_Data shown_
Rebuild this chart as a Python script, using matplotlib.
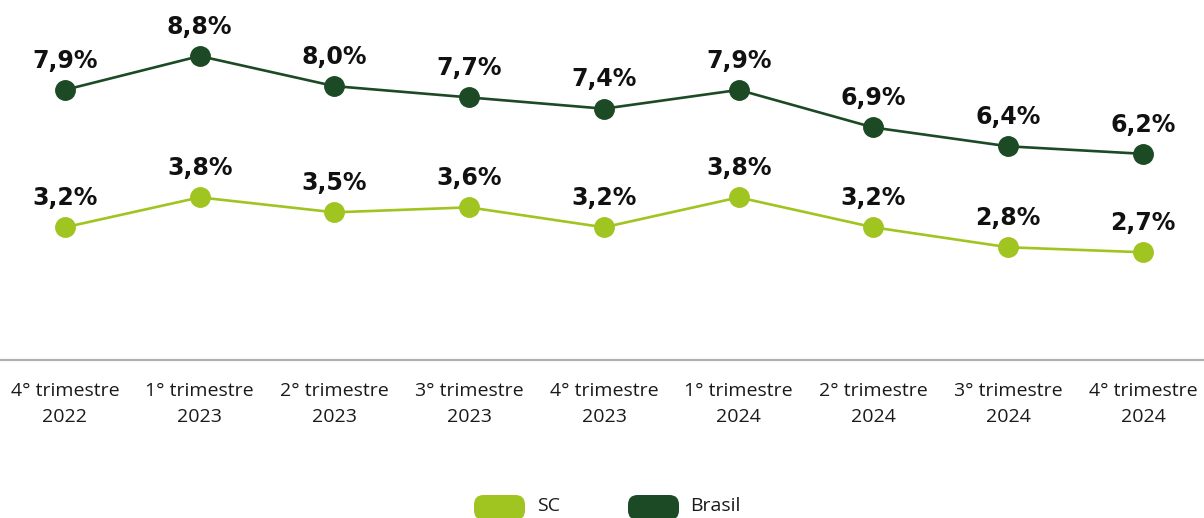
import matplotlib
matplotlib.use("Agg")
import matplotlib.pyplot as plt
from matplotlib.patches import FancyBboxPatch

categories = ["4° trimestre\n2022", "1° trimestre\n2023", "2° trimestre\n2023",
              "3° trimestre\n2023", "4° trimestre\n2023", "1° trimestre\n2024",
              "2° trimestre\n2024", "3° trimestre\n2024", "4° trimestre\n2024"]
brasil = [7.9, 8.8, 8.0, 7.7, 7.4, 7.9, 6.9, 6.4, 6.2]
sc = [3.2, 3.8, 3.5, 3.6, 3.2, 3.8, 3.2, 2.8, 2.7]
series_names = ["SC", "Brasil"]

C_SC = "#a0c420"
C_BR = "#1c4a24"

W, H = 1204, 518
fig = plt.figure(figsize=(W / 100, H / 100), dpi=100)
ax = fig.add_axes([0, 1 - 360 / H, 1, 360 / H])
ax2 = ax.twinx()
x = list(range(len(categories)))

for a, vals, col in ((ax2, sc, C_SC), (ax, brasil, C_BR)):
    a.plot(x, vals, color=col, lw=1.9, marker="o", ms=14, mec=col, mfc=col,
           solid_capstyle="round", zorder=3, clip_on=False)
    for xi, v in zip(x, vals):
        a.annotate(f"{v:.1f}%".replace(".", ","), (xi, v), xytext=(0, 16),
                   textcoords="offset points", ha="center", va="baseline",
                   fontsize=17, fontweight="bold", family="DejaVu Sans", color="#111111")

for a in (ax, ax2):
    a.set_xlim(-0.482, 8.453)
    for s in ("top", "right", "left", "bottom"):
        a.spines[s].set_visible(False)
    a.set_yticks([])
ax.set_ylim(0.718, 10.29)
ax2.set_ylim(0.541, 7.755)
ax.spines["bottom"].set_visible(True)
ax.spines["bottom"].set_color("#b0b0b0")
ax.spines["bottom"].set_linewidth(1.6)
ax.set_xticks(x)
ax.set_xticklabels(categories, fontsize=14, family="Open Sans", color="#1a1a1a",
                   linespacing=1.55)
ax.tick_params(axis="x", length=0, pad=16)
ax2.tick_params(axis="x", length=0)

# legend
for name, col, px, tx in ((series_names[0], C_SC, 474, 537), (series_names[1], C_BR, 628, 690)):
    p = FancyBboxPatch((px / W, 1 - 520 / H), 51 / W, 25 / H,
                       boxstyle="round,pad=0,rounding_size=0.008",
                       transform=fig.transFigure, facecolor=col, edgecolor="none",
                       mutation_aspect=W / H)
    fig.patches.append(p)
    fig.text(tx / W, 1 - 506 / H, name, fontsize=14, family="Open Sans",
             color="#1a1a1a", va="center", ha="left")

fig.savefig("out.png", dpi=100)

_Instructions for the task_
Only the lines from the start of the material through the line containing "x = list(range(len(categories)))" should be transcribed. Pictures stay out.

_Finished answer_
Rebuild this chart as a Python script, using matplotlib.
import matplotlib
matplotlib.use("Agg")
import matplotlib.pyplot as plt
from matplotlib.patches import FancyBboxPatch

categories = ["4° trimestre\n2022", "1° trimestre\n2023", "2° trimestre\n2023",
              "3° trimestre\n2023", "4° trimestre\n2023", "1° trimestre\n2024",
              "2° trimestre\n2024", "3° trimestre\n2024", "4° trimestre\n2024"]
brasil = [7.9, 8.8, 8.0, 7.7, 7.4, 7.9, 6.9, 6.4, 6.2]
sc = [3.2, 3.8, 3.5, 3.6, 3.2, 3.8, 3.2, 2.8, 2.7]
series_names = ["SC", "Brasil"]

C_SC = "#a0c420"
C_BR = "#1c4a24"

W, H = 1204, 518
fig = plt.figure(figsize=(W / 100, H / 100), dpi=100)
ax = fig.add_axes([0, 1 - 360 / H, 1, 360 / H])
ax2 = ax.twinx()
x = list(range(len(categories)))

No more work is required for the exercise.